I hadn't set out to write a book about 20th century history, politics, and technology as seen through a pornographic lens, but that's what Beaver Street became.
John Wisniewski: Could you tell us about Nowhere Man: The Final Days of John Lennon? It proved to be a different view of Lennon, unheard by the public before.
Robert Rosen: Nowhere Man is a different view of John Lennon because five months after Lennon was murdered, his personal assistant gave me Lennon's diaries, which covered the last six years of his life, 1975–80. These were his years of seclusion, when he'd dropped out of public life after his son Sean was born, and spent most of his time holed up in the Dakota, smoking weed, watching TV, reading, conferring with his tarot card reader and psychic, brooding about Paul McCartney, going on $100,000 shopping sprees with Yoko, sleeping, programming sex dreams, carrying on an affair with May Pang, and writing about all this in his diary.
I explain in the book that his PA, Fred Seaman, who was my friend at the time, told me that Lennon had a premonition of his death and had told him that if anything should happen, Fred was to write the true story of his, Lennon's, life, and to use any source material he needed. Fred asked me to help him carry out this project, and that's why he gave me the diaries. They were the key to Lennon's consciousness.
I transcribed the diaries over a period of several months. Then Fred sent me out of town. When I came back, my apartment had been ransacked and everything I'd been working on had been taken—the diaries, transcripts, photos, tapes, and a lot more. I knew Fred did it. He had the key. He then called me, admitted he did it, and said I was off the project.
I was in a state of shock. But then I realized I had portions of John's diaries memorized. I started writing down the bits I could remember. Just as with Bobby in Naziland, the more I remembered, the more I remembered—except it was Lennon's life, not mine. Soon I began approaching publishers with the manuscript. For 18 years the book that became Nowhere Man was rejected by everybody. People didn't believe the story, or if they did believe it they said I couldn't prove it.
The story haunted me, it just wouldn't leave me alone.
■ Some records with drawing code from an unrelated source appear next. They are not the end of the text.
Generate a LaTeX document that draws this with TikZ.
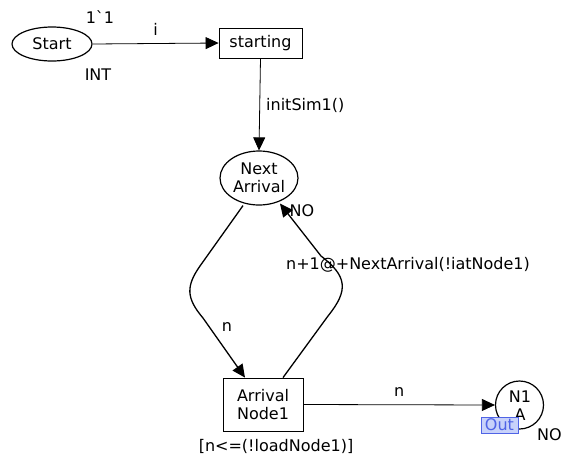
\documentclass[tikz,border=0pt]{standalone}
\usepackage{fontspec}
\setmainfont{DejaVu Sans}
\usetikzlibrary{arrows.meta,shapes.geometric,calc}
\definecolor{tagfill}{RGB}{200,210,250}
\definecolor{tagblue}{RGB}{80,100,230}
\tikzset{
  every node/.style={font=\fontsize{16}{18}\selectfont},
  place/.style={draw,ellipse,line width=1.2pt,inner sep=0pt},
  trans/.style={draw,rectangle,line width=0.8pt,inner sep=0pt,align=center},
  arc/.style={line width=0.8pt,-{Triangle[length=13pt,width=12pt]}},
  carc/.style={line width=1.3pt,-{Triangle[length=13pt,width=12pt]}},
  lbl/.style={inner sep=0pt},
}
\begin{document}
\begin{tikzpicture}[x=1pt,y=-1pt]
\useasboundingbox (0,0) rectangle (563,459);
\node[place,minimum width=80,minimum height=34] (start) at (52,44) {Start};
\node[lbl] (init) at (100,17) {1\textasciigrave 1};
\node[lbl] (type) at (98,75) {INT};
\node[trans,minimum width=83,minimum height=30] (starting) at (260.5,43) {starting};
\node[place,minimum width=78,minimum height=54,align=center] (next) at (259,178) {Next\\Arrival};
\node[trans,minimum width=80,minimum height=53] (arr) at (263,404.5) {Arrival\\Node1};
\node[draw,circle,line width=1.2pt,minimum size=48,inner sep=0pt] (n1) at (519.5,405) {};
\node[lbl] (n1a) at (520,397) {N1};
\node[lbl] (n1b) at (520,415) {A};
\node[draw=tagblue,fill=tagfill,text=tagblue,inner sep=1pt,minimum width=37,minimum height=16] (out) at (499.5,425) {Out};
\node[lbl,anchor=east] (no2) at (562,435) {NO};
\node[lbl] (guard) at (276,446) {[n<=(!loadNode1)]};

\draw[arc] (start.east) -- (starting.west) node[lbl,midway,above=8pt] (li) {i};
\draw[arc] (starting.south) -- (next.north);
\node[lbl,anchor=west] (linit) at (266,105) {initSim1()};
\draw[carc] ($(next.south)+(-16,0)$) -- (200,266) .. controls (186,286) and (186,298) .. (203,318) -- ($(arr.north)+(-18,0)$);
\draw[carc] ($(arr.north)+(20,0)$) -- (328,316) .. controls (349,290) and (347,276) .. (321,256) -- ($(next.south)+(21,-2)$);
\node[lbl] (no1) at (302,211) {NO};
\node[lbl] (lexp) at (408,265) {n+1@+NextArrival(!iatNode1)};
\node[lbl] (ln) at (227,327) {n};
\draw[arc] (arr.east) -- (n1.west) node[lbl,midway,above=8pt] (ln2) {n};
\end{tikzpicture}
\end{document}
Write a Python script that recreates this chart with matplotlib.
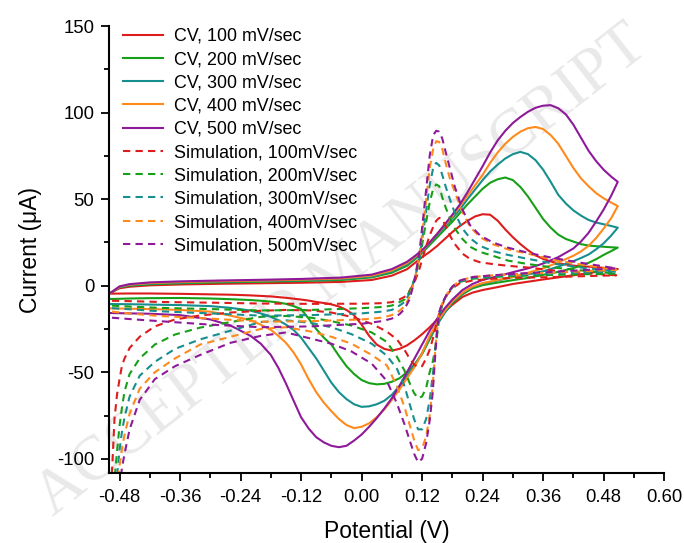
import numpy as np
import matplotlib
matplotlib.use("Agg")
import matplotlib.pyplot as plt
from matplotlib.ticker import MultipleLocator

plt.rcParams['font.family'] = ['Liberation Sans', 'DejaVu Sans']
plt.rcParams['axes.unicode_minus'] = False

rates = [100, 200, 300, 400, 500]
colors = ['#dd1c1c', '#17a017', '#178f8f', '#ff8a1c', '#8e1a9a']

# --- measured CV, forward (anodic) scan ---
cv_fwd_x = [-0.497, -0.48, -0.46, -0.42, -0.36, -0.28, -0.2, -0.12, -0.04, 0.02, 0.06,
            0.09, 0.105, 0.12, 0.135, 0.15, 0.165, 0.18, 0.195, 0.21, 0.225, 0.24, 0.255,
            0.27, 0.285, 0.30, 0.315, 0.33, 0.345, 0.36, 0.375, 0.39, 0.405, 0.42, 0.435,
            0.45, 0.465, 0.48, 0.495, 0.508]
cv_fwd_100 = [-4.0, -1.5, -0.6, 0.2, 0.7, 1.1, 1.4, 1.7, 2.2, 3.3, 5.8,
              9.5, 13, 16.5, 19.5, 23, 27, 31, 34.5, 37.5, 40, 41.3, 41,
              37.5, 32.5, 28, 24, 20.5, 17.5, 15.5, 14, 13, 12.2, 11.6, 11.2,
              11, 10.7, 10.3, 10, 9.6]
cv_fwd_200 = [-4.0, -1.0, 0.0, 0.8, 1.4, 1.9, 2.3, 2.7, 3.3, 4.8, 7.5,
              11.5, 15, 19, 23.5, 28, 32.5, 37, 42, 47, 51.5, 56, 59.5,
              61.5, 62.5, 61, 57, 51.5, 45, 38.5, 33.5, 29.5, 27, 25.5, 24,
              23.2, 22.8, 22.5, 22.2, 22]
cv_fwd_300 = [-4.0, -0.8, 0.3, 1.2, 1.8, 2.3, 2.7, 3.1, 3.8, 5.3, 8.2,
              12.3, 15.8, 19.5, 24.5, 29.5, 34, 39, 44, 50, 55.5, 61, 66,
              70, 73.5, 76, 77.3, 76, 72.5, 67, 60, 52.5, 47.5, 43.5, 40.5,
              38, 36.5, 35.5, 34.5, 33.5]
cv_fwd_400 = [-4.0, -0.6, 0.6, 1.5, 2.1, 2.6, 3.0, 3.5, 4.2, 5.8, 8.8,
              13, 16.5, 20, 25, 30, 35, 40, 46, 52, 58, 64, 71,
              77, 82, 86, 89, 91, 91.7, 90.5, 87, 82, 75, 68, 62,
              57.5, 53.5, 50.5, 48, 46]
cv_fwd_500 = [-4.0, -0.4, 0.9, 1.9, 2.5, 3.0, 3.4, 3.9, 4.7, 6.4, 9.6,
              13.8, 17, 20.5, 25, 30, 35.5, 41, 47, 54, 61.5, 69, 77,
              84, 89.5, 94, 97.5, 100.5, 102.8, 104, 104.3, 102.5, 99, 93, 85.5,
              78, 72, 67, 63, 60]

# --- measured CV, reverse (cathodic) scan ---
cv_rev_x = [0.508, 0.495, 0.48, 0.465, 0.45, 0.435, 0.42, 0.39, 0.36, 0.33, 0.30, 0.27,
            0.24, 0.22, 0.2, 0.18, 0.165, 0.15, 0.135, 0.12, 0.105, 0.09, 0.075, 0.06,
            0.045, 0.03, 0.015, 0.0, -0.015, -0.03, -0.045, -0.06, -0.075, -0.09, -0.105,
            -0.12, -0.135, -0.15, -0.165, -0.18, -0.2, -0.22, -0.26, -0.3, -0.36, -0.42,
            -0.46, -0.497]
cv_rev_100 = [9.6, 9.2, 8.7, 8, 7.2, 6.6, 6.0, 4.8, 3.6, 2.3, 1.0, -0.8,
              -2.5, -4, -6.5, -11, -15, -19.5, -24, -28, -31.5, -34.5, -36.5, -37.5,
              -36.5, -34, -29, -22.5, -17, -14, -12, -10.8, -10, -9.4, -8.6,
              -8, -7.5, -7, -6.6, -6.2, -5.9, -5.6, -5.2, -5.0, -4.7, -4.5,
              -4.5, -4.6]
cv_rev_200 = [22, 20, 17.8, 15.3, 13.2, 11.5, 10.2, 8, 6.3, 4.5, 3.2, 1.8,
              0.3, -1.5, -5, -10, -15.5, -22.5, -31, -39.5, -45.5, -50, -53.5, -55.5,
              -56.7, -57, -56.3, -54.5, -51, -46.5, -40.5, -34, -30, -25, -19,
              -13.5, -11.8, -10.5, -9.7, -9.2, -8.7, -8.3, -7.8, -7.4, -7.1, -7.2,
              -7.4, -7.7]
cv_rev_300 = [33.5, 29, 24.5, 21, 18, 16, 14.2, 11, 8.3, 6.5, 5, 3,
              1.2, -0.8, -4.5, -9.5, -15.5, -22, -30, -39, -46, -52, -58, -63,
              -66.5, -68.5, -69.7, -70, -68.5, -65.5, -61.5, -56, -49, -42, -36,
              -30, -25.5, -22.5, -20, -18, -16, -14.4, -12.8, -11.8, -11.2, -10.9,
              -10.7, -10.6]
cv_rev_400 = [46, 39, 33, 27.5, 23, 19.8, 17.3, 13.5, 10, 7.5, 5, 3.3,
              1.5, -0.5, -4, -9, -14.5, -21, -29, -39, -47, -53.5, -60, -66,
              -71.5, -76, -79.5, -81.5, -82.3, -80.5, -77, -72.5, -67.5, -61.5, -54,
              -45.5, -38.5, -33, -29, -25.5, -22.5, -20, -17.3, -15, -14, -13.5,
              -13.3, -13.1]
cv_rev_500 = [60, 52, 44, 37, 30.5, 25.5, 21.5, 16.5, 12.8, 10, 7.8, 5.5,
              3.3, 1, -2.5, -8, -13, -19, -26, -34, -42, -50, -58, -65,
              -71, -76.5, -81.5, -86, -89.5, -92.5, -93.3, -92.5, -90.5, -87.5, -82.5,
              -76, -66.3, -56.5, -47.5, -40, -33.5, -29, -23, -19.5, -17, -16.2,
              -16, -15.8]

# --- simulation, forward scan ---
sim_fwd_x = [-0.495, -0.45, -0.4, -0.3, -0.2, -0.1, 0.0, 0.04, 0.06, 0.075, 0.085, 0.095,
             0.105, 0.115, 0.125, 0.135, 0.142, 0.148, 0.154, 0.16, 0.167, 0.175, 0.185,
             0.2, 0.215, 0.235, 0.26, 0.29, 0.33, 0.38, 0.44, 0.505]
sim_fwd_100 = [-8.7, -9, -9.4, -9.8, -10.3, -10.5, -10.4, -10.1, -9.5, -8, -6.5, -3,
               2, 10, 20, 29, 34, 37.5, 39.2, 38.5, 34, 29, 24,
               18.5, 15.5, 13.5, 12.5, 11.5, 10.5, 8.8, 7.3, 6]
sim_fwd_200 = [-11.5, -12.2, -12.8, -13.5, -14.3, -14, -13, -12.3, -11.5, -9.5, -8, -3.5,
               4, 15, 32, 48, 56, 58.5, 57.5, 51, 45, 39, 33,
               27, 22.5, 19.5, 17.3, 14.5, 12.5, 10.5, 8.7, 7]
sim_fwd_300 = [-13, -13.8, -14.8, -16, -17.3, -17, -16, -15, -14, -11.5, -9.5, -4.5,
               3.5, 16, 37, 58, 68, 71, 69.5, 64, 57, 50, 42,
               33, 27.5, 23, 20, 17.8, 15.5, 12.8, 10.3, 8.2]
sim_fwd_400 = [-15, -16.3, -17.5, -19, -20.8, -20.5, -19.5, -18.5, -17, -14.5, -12, -6.5,
               3, 18, 42, 68, 79, 83.5, 83, 79, 70.5, 62, 54,
               42.5, 34, 28, 24, 21, 18.5, 15, 12, 9.2]
sim_fwd_500 = [-18.5, -19.5, -20.5, -22.5, -24, -23.5, -22, -20.5, -19, -16.5, -13.5, -8,
               3, 20, 47, 75, 87, 89.5, 89, 85, 77, 68, 57,
               44, 35, 29, 25, 22, 19, 16, 13, 10]

# --- simulation, reverse scan ---
sim_rev_x = [0.505, 0.44, 0.38, 0.31, 0.26, 0.22, 0.195, 0.18, 0.17, 0.16, 0.153, 0.147,
             0.141, 0.135, 0.128, 0.12, 0.112, 0.104, 0.095, 0.085, 0.07, 0.05, 0.02, -0.02,
             -0.06, -0.1, -0.15, -0.2, -0.26, -0.32, -0.37, -0.41, -0.44, -0.46, -0.47,
             -0.475, -0.48, -0.485, -0.49, -0.495]
sim_rev_100 = [6, 5.5, 5, 4.6, 4, 3, 1.5, -1.5, -5, -11, -17, -24,
               -31, -37, -42, -46.5, -47, -45.5, -42, -37, -31, -26.5, -22, -18,
               -15.5, -14.3, -14, -14.5, -15.5, -17.2, -19.5, -23.5, -29.5, -36, -42,
               -46, -54, -63, -77, -108]
sim_rev_200 = [7, 6.6, 6.2, 5.7, 5, 4, 2.2, -1, -4.5, -10.5, -21, -35,
               -44, -50, -59, -64, -65, -62, -56, -49, -41, -32.5, -27, -23,
               -20.5, -18.5, -17.5, -18, -21, -24.2, -28.2, -34, -42, -51, -61,
               -70, -81, -96, -112, -125]
sim_rev_300 = [8.2, 7.6, 7, 6.3, 5.5, 4.5, 2.5, -0.8, -4.5, -10.5, -17, -33,
               -52, -66, -77, -83, -83, -77, -68, -58, -48, -40.4, -33.5, -28,
               -24, -21.5, -20, -21, -26, -31, -36.5, -44, -52, -64, -76,
               -84, -95, -110, -125, -140]
sim_rev_400 = [9.2, 8.3, 7.6, 6.8, 6, 5, 3, -0.5, -4.5, -10, -16, -34,
               -58, -75, -87, -94, -95, -89, -80, -70, -58, -46, -40, -33.5,
               -29.5, -26.5, -24, -25, -29.5, -34, -42, -50, -59.5, -74, -86,
               -94, -104, -118, -135, -150]
sim_rev_500 = [10, 9, 8, 7, 6, 5, 3, -0.5, -4.5, -10, -16, -36,
               -62, -78, -91, -100, -102, -97, -89, -80, -68, -55, -45, -38,
               -33.5, -30.6, -27, -29, -33, -40, -46.5, -54, -66, -83, -97,
               -105, -116, -130, -145, -160]

cv_fwd = [cv_fwd_100, cv_fwd_200, cv_fwd_300, cv_fwd_400, cv_fwd_500]
cv_rev = [cv_rev_100, cv_rev_200, cv_rev_300, cv_rev_400, cv_rev_500]
sim_fwd = [sim_fwd_100, sim_fwd_200, sim_fwd_300, sim_fwd_400, sim_fwd_500]
sim_rev = [sim_rev_100, sim_rev_200, sim_rev_300, sim_rev_400, sim_rev_500]

fig = plt.figure(figsize=(6.84, 5.43), dpi=100)
ax = fig.add_axes([0.16, 0.128, 0.811, 0.824])
ax.set_zorder(1)
ax.patch.set_alpha(0)

# faint watermark behind the plot
fig.text(0.5, 0.5, "ACCEPTED MANUSCRIPT", rotation=38, fontsize=46,
         color='#e9e9e9', family='Liberation Serif', ha='center', va='center',
         rotation_mode='anchor', zorder=0)

dash = (0, (3.5, 2.5))
for i in range(5):
    ax.plot(cv_fwd_x + cv_rev_x, cv_fwd[i] + cv_rev[i], color=colors[i], lw=1.5,
            label='CV, %d mV/sec' % rates[i])
for i in range(5):
    ax.plot(sim_fwd_x + sim_rev_x, sim_fwd[i] + sim_rev[i], color=colors[i], lw=1.5,
            ls=dash, label='Simulation, %dmV/sec' % rates[i])

ax.set_xlim(-0.5, 0.6)
ax.set_ylim(-108.5, 150)
xt = np.arange(-0.48, 0.61, 0.12)
ax.set_xticks(xt)
ax.set_xticklabels(['%.2f' % v for v in xt])
ax.xaxis.set_minor_locator(MultipleLocator(0.06))
ax.yaxis.set_major_locator(MultipleLocator(50))
ax.yaxis.set_minor_locator(MultipleLocator(25))
ax.tick_params(which='major', length=6, width=1.3, labelsize=13.3, direction='out', pad=5)
ax.tick_params(which='minor', length=3.5, width=1.3, direction='out')

for s in ['top', 'right']:
    ax.spines[s].set_visible(False)
for s in ['left', 'bottom']:
    ax.spines[s].set_linewidth(1.5)

ax.set_xlabel('Potential (V)', fontsize=16.5, labelpad=10)
ax.set_ylabel('Current (μA)', fontsize=16.5, labelpad=11)

ax.legend(loc='upper left', bbox_to_anchor=(0.0215, 1.0), frameon=False, fontsize=12.9,
          handlelength=2.25, handletextpad=0.6, labelspacing=0.35, borderaxespad=0,
          borderpad=0.1)

fig.savefig('out.png', dpi=100)
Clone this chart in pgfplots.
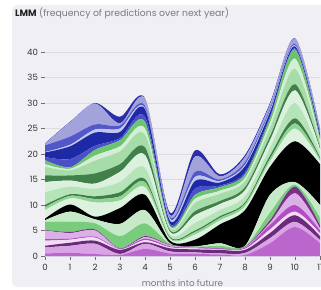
\documentclass[border=0pt]{standalone}
\usepackage{fontspec}
\setmainfont{Poppins}
\usepackage{pgfplots}
\usepackage{pgfplotstable}
\pgfplotsset{compat=1.18}
\definecolor{panel}{HTML}{F0EFF4}
\definecolor{titledark}{HTML}{222222}
\definecolor{titlegrey}{HTML}{7A7A80}
\definecolor{gridc}{HTML}{DCDBE2}
\definecolor{tickc}{HTML}{333333}
% purples
\definecolor{P1c}{HTML}{BB66CC}
\definecolor{P2c}{HTML}{D9A3E5}
\definecolor{P3c}{HTML}{6B2A7B}
\definecolor{P4c}{HTML}{F2DDF5}
\definecolor{P5c}{HTML}{B24DC4}
\definecolor{P6c}{HTML}{DBB0E7}
\definecolor{P7c}{HTML}{7A3089}
% greens
\definecolor{G1c}{HTML}{78CC7C}
\definecolor{G2c}{HTML}{C6EAC8}
\definecolor{Kc}{HTML}{000000}
\definecolor{G3c}{HTML}{DCF2DE}
\definecolor{G4c}{HTML}{8FD492}
\definecolor{G5c}{HTML}{3F7E47}
\definecolor{G6c}{HTML}{B5E4B8}
\definecolor{G7c}{HTML}{DBF1DD}
\definecolor{G8c}{HTML}{41804A}
\definecolor{G9c}{HTML}{A5DCA8}
\definecolor{G10c}{HTML}{D4EED6}
\definecolor{G11c}{HTML}{6CC470}
% blues
\definecolor{B1c}{HTML}{4B50C6}
\definecolor{B2c}{HTML}{1E29A6}
\definecolor{B3c}{HTML}{C5C6EC}
\definecolor{B4c}{HTML}{5258C9}
\definecolor{B5c}{HTML}{A3A3DC}
\definecolor{B6c}{HTML}{2A2FA8}

\pgfplotstableread{
x  P1  P2  P3  P4  P5  P6  P7  G1   G2   K   G3  G4  G5  G6  G7  G8  G9  G10 G11 B1  B2  B3  B4  B5  B6
0  0.5 1.2 0.3 1.0 0.3 1.7 0.1 1.6  0.3  0.3 1.7 0.6 0.4 2.5 2.0 1.3 1.7 0.5 0.8 0.6 0.9 0.1 1.3 0.3 0.1
1  0.6 1.4 0.6 0.6 0.2 1.1 0.2 2.0  2.0  1.4 1.2 0.5 0.3 1.5 1.2 1.0 1.0 0.3 0.3 1.6 2.5 0.3 1.6 2.8 0.1
2  0.4 2.0 0.6 0.6 0.2 1.2 0.2 1.2  0.8  0.5 2.8 0.7 0.5 1.5 1.0 2.0 2.5 1.0 1.1 0.8 2.6 0.6 1.0 4.1 0.1
3  0.2 0.2 0.8 0.1 0.1 0.0 0.1 2.4  2.4  3.1 1.5 0.8 0.8 2.0 2.0 1.5 2.5 1.0 1.2 0.4 1.2 0.7 0.6 0.4 1.3
4  1.4 1.0 0.3 0.4 0.3 0.3 0.2 2.5  2.6  3.0 1.5 1.0 0.6 2.2 2.5 1.5 2.5 1.2 1.3 1.0 1.5 0.2 0.4 1.4 0.1
5  0.5 0.4 0.6 0.2 0.2 0.2 0.1 0.15 0.15 0.5 0.3 0.2 0.2 0.5 0.5 0.3 0.5 0.2 0.3 0.3 0.6 0.4 0.3 0.4 0.5
6  0.4 0.3 0.6 0.2 0.1 0.1 0.1 0.05 0.05 1.3 1.0 0.5 0.3 1.5 1.5 0.8 1.6 0.8 0.8 1.2 1.5 0.8 1.0 3.0 1.2
7  0.3 0.2 0.7 0.1 0.1 0.0 0.1 0.5  0.5  3.7 0.8 0.5 0.3 1.2 1.2 0.6 1.4 0.6 0.7 0.3 0.6 0.3 0.3 0.6 0.4
8  0.2 0.4 0.6 0.2 0.2 0.1 0.1 0.1  0.1  7.0 0.7 0.5 0.3 1.2 1.2 0.6 1.2 0.6 0.7 0.4 1.2 0.3 0.5 1.0 0.4
9  2.5 1.0 1.0 0.7 0.9 0.4 0.5 1.5  3.5  5.5 1.0 0.6 0.6 1.5 1.5 0.8 1.6 1.0 0.9 0.4 0.8 0.3 0.4 0.8 0.3
10 5.7 1.0 1.3 0.7 1.3 2.3 1.3 0.4  0.5  8.0 2.5 1.0 1.0 3.0 2.5 1.2 3.0 2.0 1.8 0.2 0.4 0.2 0.3 1.0 0.1
11 2.5 0.6 0.8 0.5 0.6 0.4 0.6 1.5  2.5  8.0 0.6 0.4 0.3 0.8 0.8 0.4 0.9 0.4 0.4 0.3 0.6 0.2 0.3 0.4 0.2
}\data

\begin{document}
\begin{tikzpicture}[x=1pt,y=1pt]
\fill[panel, rounded corners=5pt] (12,2) rectangle (345,284);
\node[anchor=west, inner sep=0pt] at (15,276) {\fontsize{9.3}{10}\selectfont\textcolor{titledark}{\textbf{LMM}} \textcolor{titlegrey}{(frequency of predictions over next year)}};
\begin{axis}[
  at={(45pt,33pt)}, anchor=south west,
  scale only axis, width=275pt, height=229.5pt,
  xmin=0, xmax=11, ymin=0, ymax=45,
  stack plots=y,
  axis x line*=bottom, axis y line*=left,
  x axis line style={draw=gridc, line width=0.6pt, -},
  y axis line style={draw=none},
  xtick={0,...,11}, ytick={0,5,...,40},
  tick align=outside, major tick length=3.5pt,
  tick style={draw=tickc!70, line width=0.5pt},
  ymajorgrids, grid style={draw=gridc, line width=0.6pt},
  /pgf/number format/assume math mode=true,
  ticklabel style={font=\fontsize{8.6}{10}\selectfont, text=tickc},
  xticklabel style={yshift=-1pt},
  xlabel={months into future},
  xlabel style={font=\fontsize{8.8}{10}\selectfont, text=titlegrey, at={(axis description cs:0.5,0)}, anchor=center, yshift=-27pt},
  every axis plot/.append style={draw=none, smooth, tension=0.5},
]
\addplot[fill=P1c] table[x=x,y=P1]{\data} \closedcycle;
\addplot[fill=P2c] table[x=x,y=P2]{\data} \closedcycle;
\addplot[fill=P3c] table[x=x,y=P3]{\data} \closedcycle;
\addplot[fill=P4c] table[x=x,y=P4]{\data} \closedcycle;
\addplot[fill=P5c] table[x=x,y=P5]{\data} \closedcycle;
\addplot[fill=P6c] table[x=x,y=P6]{\data} \closedcycle;
\addplot[fill=P7c] table[x=x,y=P7]{\data} \closedcycle;
\addplot[fill=G1c] table[x=x,y=G1]{\data} \closedcycle;
\addplot[fill=G2c] table[x=x,y=G2]{\data} \closedcycle;
\addplot[fill=Kc] table[x=x,y=K]{\data} \closedcycle;
\addplot[fill=G3c] table[x=x,y=G3]{\data} \closedcycle;
\addplot[fill=G4c] table[x=x,y=G4]{\data} \closedcycle;
\addplot[fill=G5c] table[x=x,y=G5]{\data} \closedcycle;
\addplot[fill=G6c] table[x=x,y=G6]{\data} \closedcycle;
\addplot[fill=G7c] table[x=x,y=G7]{\data} \closedcycle;
\addplot[fill=G8c] table[x=x,y=G8]{\data} \closedcycle;
\addplot[fill=G9c] table[x=x,y=G9]{\data} \closedcycle;
\addplot[fill=G10c] table[x=x,y=G10]{\data} \closedcycle;
\addplot[fill=G11c] table[x=x,y=G11]{\data} \closedcycle;
\addplot[fill=B1c] table[x=x,y=B1]{\data} \closedcycle;
\addplot[fill=B2c] table[x=x,y=B2]{\data} \closedcycle;
\addplot[fill=B3c] table[x=x,y=B3]{\data} \closedcycle;
\addplot[fill=B4c] table[x=x,y=B4]{\data} \closedcycle;
\addplot[fill=B5c] table[x=x,y=B5]{\data} \closedcycle;
\addplot[fill=B6c] table[x=x,y=B6]{\data} \closedcycle;
\end{axis}
\pgfresetboundingbox
\path[use as bounding box] (0,0) rectangle (321,289);
\end{tikzpicture}
\end{document}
And I kept working on it for those 18 years, refining it, remembering more things, adding more information. In 1999, my agent, Jim Fitzgerald, who recently passed away, sold it to Soft Skull Press. They published it in July 2000. It became an instant bestseller in five countries, was translated into a half-dozen languages, and now, 20 years and 14 editions later, it goes on. Nowhere Man changed my life. The book opened doors for me all over the world. For that, I'm eternally grateful to John Lennon.